L’unico elemento di economicismo in Marx consiste nel fatto che egli considera fondamentali e prioritari rispetto agli altri, nel definire in quale “epoca storica della formazione sociale” ci troviamo, i rapporti stabilitisi tra i vari soggetti umani nell’ambito della produzione, intesa come trasformazione degli oggetti per soddisfare i loro bisogni e come riproduzione dei rapporti sociali entro cui avviene la produzione e la distribuzione degli oggetti (trasformati) ai fini della vita associata. L’economica dominante parte sempre dal famoso Robinson, individuo che ha una serie di bisogni e divide il suo tempo tra procacciamento degli oggetti da consumare per soddisfarli (in quanto individuo isolato) e “fabbricazione” (a partire da dati materiali) di strumenti per potenziare la sua attività di produzione e trasformazione degli oggetti a lui utili.

L’economica si scorda di dire che l’eroe di Defoe è un individuo proveniente dalla società già capitalistica, sbattuto su un’isola dotato sia di una serie di oggetti per soddisfare i suoi bisogni più urgenti sia di strumenti atti a “istituire” un’attività (una certa forma di attività) di trasformazione e di fabbricazione di altri strumenti: e porta con sé, soprattutto, i savoir faire e la mentalità acquisiti nella formazione sociale di provenienza. L’economica finge che si possa individuare la scala “umana” dei bisogni, e quindi la distribuzione del tempo e degli sforzi per procurarsi i “beni” utili a soddisfarli, in assenza di stimoli mercantili, che sono gli stimoli sociali primari nella formazione del capitale. Errato in radice. Tutto il calcolo razionale – la razionalità del minimo mezzo o sforzo (per il massimo risultato), ecc. – da cui Robinson è guidato è quello tipico del “produttore” (imprenditore) capitalistico che agisce nella competizione mercantile.

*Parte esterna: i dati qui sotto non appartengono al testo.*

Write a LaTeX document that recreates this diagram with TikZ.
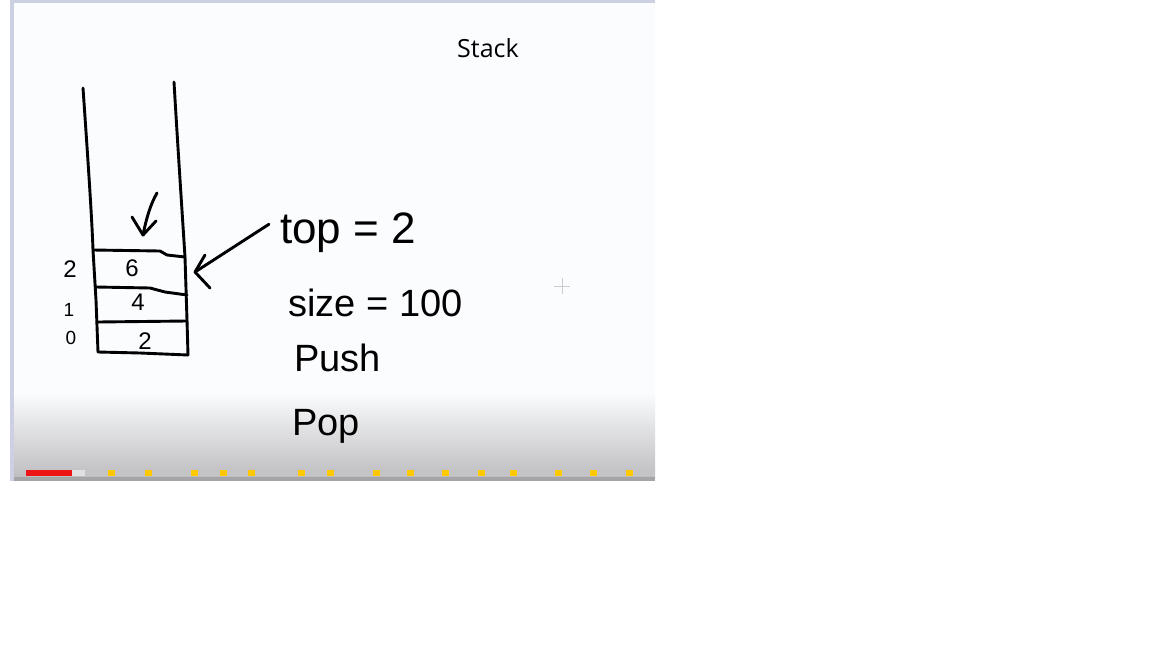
\documentclass[tikz,border=0pt]{standalone}
\usepackage{fontspec}
\usetikzlibrary{calc}
\setmainfont{Liberation Sans}
\newfontfamily\titlefont{Open Sans}
\definecolor{slide}{RGB}{251,252,254}
\definecolor{frame}{RGB}{205,208,226}
\definecolor{barbg}{RGB}{196,196,198}
\definecolor{baryel}{RGB}{255,200,0}
\definecolor{barred}{RGB}{236,20,20}
\definecolor{shadebot}{RGB}{190,190,192}
\definecolor{edgegray}{RGB}{165,165,168}
\definecolor{barlight}{RGB}{225,225,225}
\begin{document}
\begin{tikzpicture}[x=1pt,y=-1pt,
  ink/.style={line width=2.9pt, line cap=round, line join=round, black},
  hand/.style={font=\fontsize{38}{40}\selectfont, inner sep=0pt, anchor=base west},
  cell/.style={font=\fontsize{24}{26}\selectfont, inner sep=0pt}]
\useasboundingbox (0,0) rectangle (1152,648);
\fill[white] (0,0) rectangle (1152,648);
% slide area
\fill[slide] (10,0) rectangle (655,480);
\shade[top color=slide, bottom color=shadebot] (14,392) rectangle (655,478);
\fill[edgegray] (14,477) rectangle (655,481);
\fill[frame] (10,0) rectangle (14,481);
\fill[frame] (10,0) rectangle (655,3);
% progress bar
\fill[barbg] (26,470) rectangle (655,476);
\fill[barlight] (72,470) rectangle (85,476);
\fill[barred] (26,470) rectangle (72,476);
\foreach \mx in {111,148,194,223,251,301,330,376,410,445,481,513,558,593,629}
  \fill[baryel] (\mx-3.5,470) rectangle (\mx+3.5,476);
% title
\node[font=\titlefont\fontsize{25}{27}\selectfont, inner sep=0pt, anchor=base west] (title) at (457,57) {Stack};
% stack walls
\draw[ink] (83,88) .. controls (88,160) and (92,220) .. (93,250) -- (96,300) -- (98,352);
\draw[ink] (174,82) .. controls (178,150) and (182,210) .. (185,257) -- (187,320) -- (188,355);
% stack cells
\draw[ink] (93,250) -- (160,251) -- (167,255) -- (185,257);
\draw[ink] (96,287) -- (150,288) -- (165,292) -- (187,295);
\draw[ink] (98,322) -- (187,321);
\draw[ink] (98,352) -- (140,353) -- (188,355);
\node[cell] (v2) at (132,268) {6};
\node[cell] (v1) at (138,302) {4};
\node[cell] (v0) at (145,341) {2};
\node[cell] (i2) at (70,269) {2};
\node[cell, font=\fontsize{19}{21}\selectfont] (i1) at (69,310) {1};
\node[cell, font=\fontsize{19}{21}\selectfont] (i0) at (71,338) {0};
% down arrow
\draw[ink] (157,193) .. controls (150,205) and (146,220) .. (143,235);
\draw[ink] (132,217) -- (143,235) -- (156,221);
% texts
\node[hand, font=\fontsize{44}{46}\selectfont] (top) at (280,243) {top = 2};
\node[hand] (size) at (288,316) {size = 100};
\node[hand] (push) at (294,371) {Push};
\node[hand] (pop) at (292,435) {Pop};
% arrow to top cell
\coordinate (tip) at (195,272);
\draw[ink] ($(top.west)+(-11,-8)$) -- (tip);
\draw[ink] (205,255) -- (tip) -- (210,288);
% cursor
\draw[gray!40, line width=0.6pt] (554,286) -- (570,286) (562,278) -- (562,294);
\end{tikzpicture}
\end{document}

La scienza, che fu detta “borghese”, sarebbe stata più conseguente se avesse preso le mosse da Tarzan. Burroughs (Edgar Rice) illustra in modo assai brillante quali differenziazioni effettivamente biologiche (di DNA diremmo oggi) esistano tra il neonato umano, subito orbato dei suoi genitori e salvato da “mamma scimmia” (che aveva appena perso suo figlio), e la tribù di primati in cui viene allevato. I suoi progressi di differenziazione dalla scimmia sono lentissimi, l’idea del minimo sforzo non occupa affatto i suoi pensieri né orienta la sua azione. Afferra invece fin da bambino la necessità di sopperire alla nettamente minore massa muscolare, che lo rende inadatto ad un certo tipo di lotta in natura, sviluppando l’astuzia e imparando ad usare con la massima abilità il coltello che, fortunosamente, trova nella capanna dove suo padre (che egli non sa lo fosse) era stato accoppato. Solo quando nell’isola arriva una nave che porta i membri di una ben precisa formazione sociale umana (sempre quella capitalistica), inizia il suo vero apprendistato che si conclude però malinconicamente rinunciando all’amore di Jane, attratta sensualmente dalla sua animalesca carica vitale (dell’odore però non si fa cenno….), ma sempre preda di una forma di resistenza di fronte a quest’uomo un po’ “strano”, per cui alla fine preferisce l’individuo “civile”, abituato alla vita delle città borghesi, all’educazione (con tutti i suoi limiti e tabù) e alle manifestazioni di sentimenti più soft, ecc.

Sarebbe stato veramente interessante vedere come se la sarebbero cavata Walras o Marshall o Böhm-Bawerk, ecc. alle prese con Tarzan, in cui non vi è il “primato della domanda”. I suoi “calcoli” sono basati sull’uso spiccio del coltello, sulle estenuanti attese per gli agguati, sui plurikilometrici e quatti pedinamenti controvento per non far sentire il suo odore di animale, sulla sua lunghissima e prudente attesa del declino (per vecchiaia) della tigre, che da giovane lo aveva quasi ucciso. E quando essa è divenuta meno agile e un po’ torpida, riesce infine a sopprimerla (anche con un po’ di fortuna); allora esplode il suo orgoglio nella certezza d’essere divenuto la “prima potenza” della foresta. Dov’è il “primato del consumatore” del micragnoso e gretto Robinson? In Tarzan, effettivamente, la forza e l’astuzia, l’inganno e l’ambizione, espressi nella forma più pura dell’animale, precedono ogni possibile forma mercantile. Non è lo scambio che determina la preminenza. Lo si potrebbe mostrare pure con altri passi del libro, quando sbarcano dalla nave i marinai “cattivi”, ma questo basti.